Written request: Look through the data below and extract, unchanged, the lines from the one that contains "Rebuild this chart" to the one that contains "cum_sig = [False, True]", both included.

Record extracts:
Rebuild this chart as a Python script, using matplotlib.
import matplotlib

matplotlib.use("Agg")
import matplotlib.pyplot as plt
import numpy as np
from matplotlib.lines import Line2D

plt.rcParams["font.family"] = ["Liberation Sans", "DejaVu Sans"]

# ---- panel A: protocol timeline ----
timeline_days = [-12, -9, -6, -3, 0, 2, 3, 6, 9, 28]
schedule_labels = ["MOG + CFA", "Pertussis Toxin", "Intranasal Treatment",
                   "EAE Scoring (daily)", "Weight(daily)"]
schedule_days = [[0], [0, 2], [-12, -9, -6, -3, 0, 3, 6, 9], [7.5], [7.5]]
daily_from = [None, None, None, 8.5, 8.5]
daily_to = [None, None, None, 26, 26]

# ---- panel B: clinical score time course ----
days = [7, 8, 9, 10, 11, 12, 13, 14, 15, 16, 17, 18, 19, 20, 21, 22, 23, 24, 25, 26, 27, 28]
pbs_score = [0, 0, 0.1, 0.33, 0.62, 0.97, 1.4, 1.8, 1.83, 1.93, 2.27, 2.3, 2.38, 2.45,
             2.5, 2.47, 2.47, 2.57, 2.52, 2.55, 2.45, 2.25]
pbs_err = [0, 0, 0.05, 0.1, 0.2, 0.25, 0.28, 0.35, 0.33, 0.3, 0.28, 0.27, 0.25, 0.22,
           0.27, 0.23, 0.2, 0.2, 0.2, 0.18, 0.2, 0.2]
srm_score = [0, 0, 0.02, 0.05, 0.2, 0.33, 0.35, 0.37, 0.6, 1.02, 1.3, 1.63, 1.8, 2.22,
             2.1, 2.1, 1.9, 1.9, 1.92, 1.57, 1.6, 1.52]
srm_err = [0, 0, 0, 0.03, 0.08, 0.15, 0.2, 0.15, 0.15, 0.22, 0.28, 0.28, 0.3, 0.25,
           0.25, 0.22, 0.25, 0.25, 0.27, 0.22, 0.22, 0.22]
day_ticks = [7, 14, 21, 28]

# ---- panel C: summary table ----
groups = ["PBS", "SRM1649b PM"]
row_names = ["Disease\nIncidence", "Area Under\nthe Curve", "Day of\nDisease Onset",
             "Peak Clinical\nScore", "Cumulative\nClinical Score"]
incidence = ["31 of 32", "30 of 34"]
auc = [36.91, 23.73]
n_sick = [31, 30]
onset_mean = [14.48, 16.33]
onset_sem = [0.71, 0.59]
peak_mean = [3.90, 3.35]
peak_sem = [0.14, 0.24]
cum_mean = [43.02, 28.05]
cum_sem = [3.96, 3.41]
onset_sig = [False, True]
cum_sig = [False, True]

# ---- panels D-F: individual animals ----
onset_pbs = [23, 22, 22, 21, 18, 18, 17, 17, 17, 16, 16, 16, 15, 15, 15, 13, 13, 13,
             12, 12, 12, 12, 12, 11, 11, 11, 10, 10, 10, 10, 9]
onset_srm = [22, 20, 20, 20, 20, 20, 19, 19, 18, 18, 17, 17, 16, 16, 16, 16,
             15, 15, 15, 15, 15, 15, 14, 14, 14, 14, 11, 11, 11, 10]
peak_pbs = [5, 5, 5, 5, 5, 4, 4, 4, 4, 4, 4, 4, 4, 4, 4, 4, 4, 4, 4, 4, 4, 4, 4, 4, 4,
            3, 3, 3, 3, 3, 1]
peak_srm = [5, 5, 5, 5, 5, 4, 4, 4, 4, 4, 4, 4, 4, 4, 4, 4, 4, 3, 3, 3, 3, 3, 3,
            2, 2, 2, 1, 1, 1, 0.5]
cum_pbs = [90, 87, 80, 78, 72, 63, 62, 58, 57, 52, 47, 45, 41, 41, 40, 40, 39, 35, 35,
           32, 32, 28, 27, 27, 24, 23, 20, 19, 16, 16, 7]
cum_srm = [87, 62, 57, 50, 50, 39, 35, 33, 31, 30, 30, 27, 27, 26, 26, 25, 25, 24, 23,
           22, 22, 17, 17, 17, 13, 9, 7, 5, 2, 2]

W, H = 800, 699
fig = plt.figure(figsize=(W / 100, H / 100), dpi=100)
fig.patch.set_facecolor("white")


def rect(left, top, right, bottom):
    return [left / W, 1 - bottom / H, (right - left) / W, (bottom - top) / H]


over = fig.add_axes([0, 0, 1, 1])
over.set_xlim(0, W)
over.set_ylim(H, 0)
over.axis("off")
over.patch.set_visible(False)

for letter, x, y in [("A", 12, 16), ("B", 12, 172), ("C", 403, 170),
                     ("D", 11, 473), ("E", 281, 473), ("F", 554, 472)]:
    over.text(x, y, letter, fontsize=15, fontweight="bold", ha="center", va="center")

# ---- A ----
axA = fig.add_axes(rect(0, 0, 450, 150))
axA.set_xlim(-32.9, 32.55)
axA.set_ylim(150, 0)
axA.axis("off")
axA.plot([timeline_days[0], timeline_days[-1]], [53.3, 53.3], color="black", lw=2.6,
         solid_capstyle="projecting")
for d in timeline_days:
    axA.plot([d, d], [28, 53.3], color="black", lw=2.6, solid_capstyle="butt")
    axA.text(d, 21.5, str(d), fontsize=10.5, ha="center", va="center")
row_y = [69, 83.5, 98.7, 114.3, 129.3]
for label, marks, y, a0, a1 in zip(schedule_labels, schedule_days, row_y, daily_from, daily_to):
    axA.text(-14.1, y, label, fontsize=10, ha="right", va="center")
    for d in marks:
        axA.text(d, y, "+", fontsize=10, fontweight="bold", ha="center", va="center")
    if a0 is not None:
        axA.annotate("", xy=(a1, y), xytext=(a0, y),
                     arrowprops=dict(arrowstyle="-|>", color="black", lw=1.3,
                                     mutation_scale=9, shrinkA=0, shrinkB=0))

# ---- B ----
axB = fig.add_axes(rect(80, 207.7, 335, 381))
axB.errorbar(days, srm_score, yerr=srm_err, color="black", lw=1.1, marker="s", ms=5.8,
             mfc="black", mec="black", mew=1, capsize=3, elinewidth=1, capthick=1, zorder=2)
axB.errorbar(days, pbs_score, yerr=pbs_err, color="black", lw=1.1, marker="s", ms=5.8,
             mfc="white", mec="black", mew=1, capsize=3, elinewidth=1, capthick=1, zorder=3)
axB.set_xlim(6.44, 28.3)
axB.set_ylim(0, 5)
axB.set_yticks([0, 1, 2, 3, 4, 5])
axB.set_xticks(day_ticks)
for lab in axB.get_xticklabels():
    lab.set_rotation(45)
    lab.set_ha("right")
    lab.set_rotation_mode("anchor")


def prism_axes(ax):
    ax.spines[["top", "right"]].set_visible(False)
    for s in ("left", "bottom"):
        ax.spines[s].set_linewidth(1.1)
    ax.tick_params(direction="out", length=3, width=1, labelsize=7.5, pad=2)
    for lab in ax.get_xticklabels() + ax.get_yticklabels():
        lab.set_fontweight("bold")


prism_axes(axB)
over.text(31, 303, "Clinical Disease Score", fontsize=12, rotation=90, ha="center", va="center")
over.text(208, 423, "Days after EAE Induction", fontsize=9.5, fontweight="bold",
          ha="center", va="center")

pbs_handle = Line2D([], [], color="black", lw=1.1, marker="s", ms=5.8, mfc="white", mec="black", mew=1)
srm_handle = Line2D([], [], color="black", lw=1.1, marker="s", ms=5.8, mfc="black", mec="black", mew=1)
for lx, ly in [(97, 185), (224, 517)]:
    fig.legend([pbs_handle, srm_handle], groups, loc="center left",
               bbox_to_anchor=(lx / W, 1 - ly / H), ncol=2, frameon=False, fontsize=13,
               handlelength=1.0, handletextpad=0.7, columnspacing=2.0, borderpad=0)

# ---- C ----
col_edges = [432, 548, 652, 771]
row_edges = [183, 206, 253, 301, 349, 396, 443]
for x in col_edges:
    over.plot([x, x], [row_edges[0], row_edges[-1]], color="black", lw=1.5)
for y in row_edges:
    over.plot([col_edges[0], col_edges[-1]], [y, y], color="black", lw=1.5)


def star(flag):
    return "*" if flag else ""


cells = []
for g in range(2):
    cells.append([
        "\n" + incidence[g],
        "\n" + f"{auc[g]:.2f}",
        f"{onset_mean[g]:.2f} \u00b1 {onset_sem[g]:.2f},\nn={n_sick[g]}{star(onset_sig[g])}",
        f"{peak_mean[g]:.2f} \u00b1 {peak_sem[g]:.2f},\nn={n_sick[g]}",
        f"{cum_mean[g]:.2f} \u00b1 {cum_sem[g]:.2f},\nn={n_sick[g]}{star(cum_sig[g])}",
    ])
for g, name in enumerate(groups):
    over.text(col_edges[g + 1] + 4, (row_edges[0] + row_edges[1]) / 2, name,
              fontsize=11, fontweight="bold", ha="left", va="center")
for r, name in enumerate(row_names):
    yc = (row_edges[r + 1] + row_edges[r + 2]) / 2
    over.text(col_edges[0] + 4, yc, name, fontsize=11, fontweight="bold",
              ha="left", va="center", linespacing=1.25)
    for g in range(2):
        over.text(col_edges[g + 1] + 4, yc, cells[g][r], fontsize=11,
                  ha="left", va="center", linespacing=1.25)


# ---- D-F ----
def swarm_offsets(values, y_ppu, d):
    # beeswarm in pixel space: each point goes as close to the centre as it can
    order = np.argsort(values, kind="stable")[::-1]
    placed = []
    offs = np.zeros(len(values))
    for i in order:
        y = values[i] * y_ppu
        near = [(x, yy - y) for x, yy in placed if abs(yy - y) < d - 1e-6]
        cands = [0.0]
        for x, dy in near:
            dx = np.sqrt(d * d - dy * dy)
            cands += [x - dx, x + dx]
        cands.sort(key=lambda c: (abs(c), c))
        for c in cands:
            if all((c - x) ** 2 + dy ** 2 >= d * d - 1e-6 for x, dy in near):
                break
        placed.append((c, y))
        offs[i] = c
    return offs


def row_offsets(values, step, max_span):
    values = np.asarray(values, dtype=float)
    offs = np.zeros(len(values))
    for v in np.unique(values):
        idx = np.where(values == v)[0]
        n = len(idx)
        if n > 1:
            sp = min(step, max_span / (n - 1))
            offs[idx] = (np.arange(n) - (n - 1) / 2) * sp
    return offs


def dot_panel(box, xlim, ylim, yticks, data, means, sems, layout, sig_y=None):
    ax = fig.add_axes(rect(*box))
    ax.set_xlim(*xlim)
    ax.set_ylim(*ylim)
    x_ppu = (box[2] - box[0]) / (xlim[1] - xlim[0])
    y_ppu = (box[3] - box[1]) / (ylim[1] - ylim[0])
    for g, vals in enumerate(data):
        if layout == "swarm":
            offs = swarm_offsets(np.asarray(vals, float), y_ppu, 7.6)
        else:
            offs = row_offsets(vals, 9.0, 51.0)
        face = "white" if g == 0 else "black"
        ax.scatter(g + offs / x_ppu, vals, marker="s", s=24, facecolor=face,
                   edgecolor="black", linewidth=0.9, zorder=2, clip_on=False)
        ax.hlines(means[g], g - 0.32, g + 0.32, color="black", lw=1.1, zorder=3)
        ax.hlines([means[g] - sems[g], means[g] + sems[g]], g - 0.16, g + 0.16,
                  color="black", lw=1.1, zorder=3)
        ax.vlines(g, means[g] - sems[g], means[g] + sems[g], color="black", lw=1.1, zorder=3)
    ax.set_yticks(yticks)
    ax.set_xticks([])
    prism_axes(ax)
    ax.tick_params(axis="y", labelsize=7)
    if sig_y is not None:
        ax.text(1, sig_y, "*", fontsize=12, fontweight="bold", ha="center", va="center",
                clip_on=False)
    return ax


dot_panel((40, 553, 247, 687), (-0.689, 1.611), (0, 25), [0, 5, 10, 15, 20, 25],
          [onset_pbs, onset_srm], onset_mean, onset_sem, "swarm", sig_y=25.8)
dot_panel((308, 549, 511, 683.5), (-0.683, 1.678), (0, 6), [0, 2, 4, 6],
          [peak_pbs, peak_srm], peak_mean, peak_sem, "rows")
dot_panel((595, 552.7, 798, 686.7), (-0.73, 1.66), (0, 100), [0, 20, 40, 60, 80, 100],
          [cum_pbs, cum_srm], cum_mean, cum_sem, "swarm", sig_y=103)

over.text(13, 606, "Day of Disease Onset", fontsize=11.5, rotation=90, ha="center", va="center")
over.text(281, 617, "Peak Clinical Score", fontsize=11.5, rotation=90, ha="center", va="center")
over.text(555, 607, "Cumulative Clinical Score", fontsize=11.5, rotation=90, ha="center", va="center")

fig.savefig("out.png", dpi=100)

* * *

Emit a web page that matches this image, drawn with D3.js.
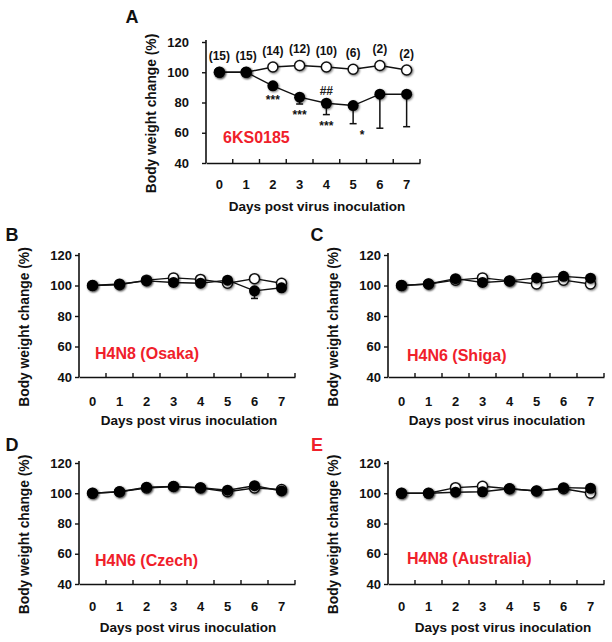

Answer to the problem:
Rebuild this chart as a Python script, using matplotlib.
import matplotlib

matplotlib.use("Agg")
import matplotlib.pyplot as plt
import numpy as np
from matplotlib.lines import Line2D

plt.rcParams["font.family"] = ["Liberation Sans", "DejaVu Sans"]

# ---- panel A: protocol timeline ----
timeline_days = [-12, -9, -6, -3, 0, 2, 3, 6, 9, 28]
schedule_labels = ["MOG + CFA", "Pertussis Toxin", "Intranasal Treatment",
                   "EAE Scoring (daily)", "Weight(daily)"]
schedule_days = [[0], [0, 2], [-12, -9, -6, -3, 0, 3, 6, 9], [7.5], [7.5]]
daily_from = [None, None, None, 8.5, 8.5]
daily_to = [None, None, None, 26, 26]

# ---- panel B: clinical score time course ----
days = [7, 8, 9, 10, 11, 12, 13, 14, 15, 16, 17, 18, 19, 20, 21, 22, 23, 24, 25, 26, 27, 28]
pbs_score = [0, 0, 0.1, 0.33, 0.62, 0.97, 1.4, 1.8, 1.83, 1.93, 2.27, 2.3, 2.38, 2.45,
             2.5, 2.47, 2.47, 2.57, 2.52, 2.55, 2.45, 2.25]
pbs_err = [0, 0, 0.05, 0.1, 0.2, 0.25, 0.28, 0.35, 0.33, 0.3, 0.28, 0.27, 0.25, 0.22,
           0.27, 0.23, 0.2, 0.2, 0.2, 0.18, 0.2, 0.2]
srm_score = [0, 0, 0.02, 0.05, 0.2, 0.33, 0.35, 0.37, 0.6, 1.02, 1.3, 1.63, 1.8, 2.22,
             2.1, 2.1, 1.9, 1.9, 1.92, 1.57, 1.6, 1.52]
srm_err = [0, 0, 0, 0.03, 0.08, 0.15, 0.2, 0.15, 0.15, 0.22, 0.28, 0.28, 0.3, 0.25,
           0.25, 0.22, 0.25, 0.25, 0.27, 0.22, 0.22, 0.22]
day_ticks = [7, 14, 21, 28]

# ---- panel C: summary table ----
groups = ["PBS", "SRM1649b PM"]
row_names = ["Disease\nIncidence", "Area Under\nthe Curve", "Day of\nDisease Onset",
             "Peak Clinical\nScore", "Cumulative\nClinical Score"]
incidence = ["31 of 32", "30 of 34"]
auc = [36.91, 23.73]
n_sick = [31, 30]
onset_mean = [14.48, 16.33]
onset_sem = [0.71, 0.59]
peak_mean = [3.90, 3.35]
peak_sem = [0.14, 0.24]
cum_mean = [43.02, 28.05]
cum_sem = [3.96, 3.41]
onset_sig = [False, True]
cum_sig = [False, True]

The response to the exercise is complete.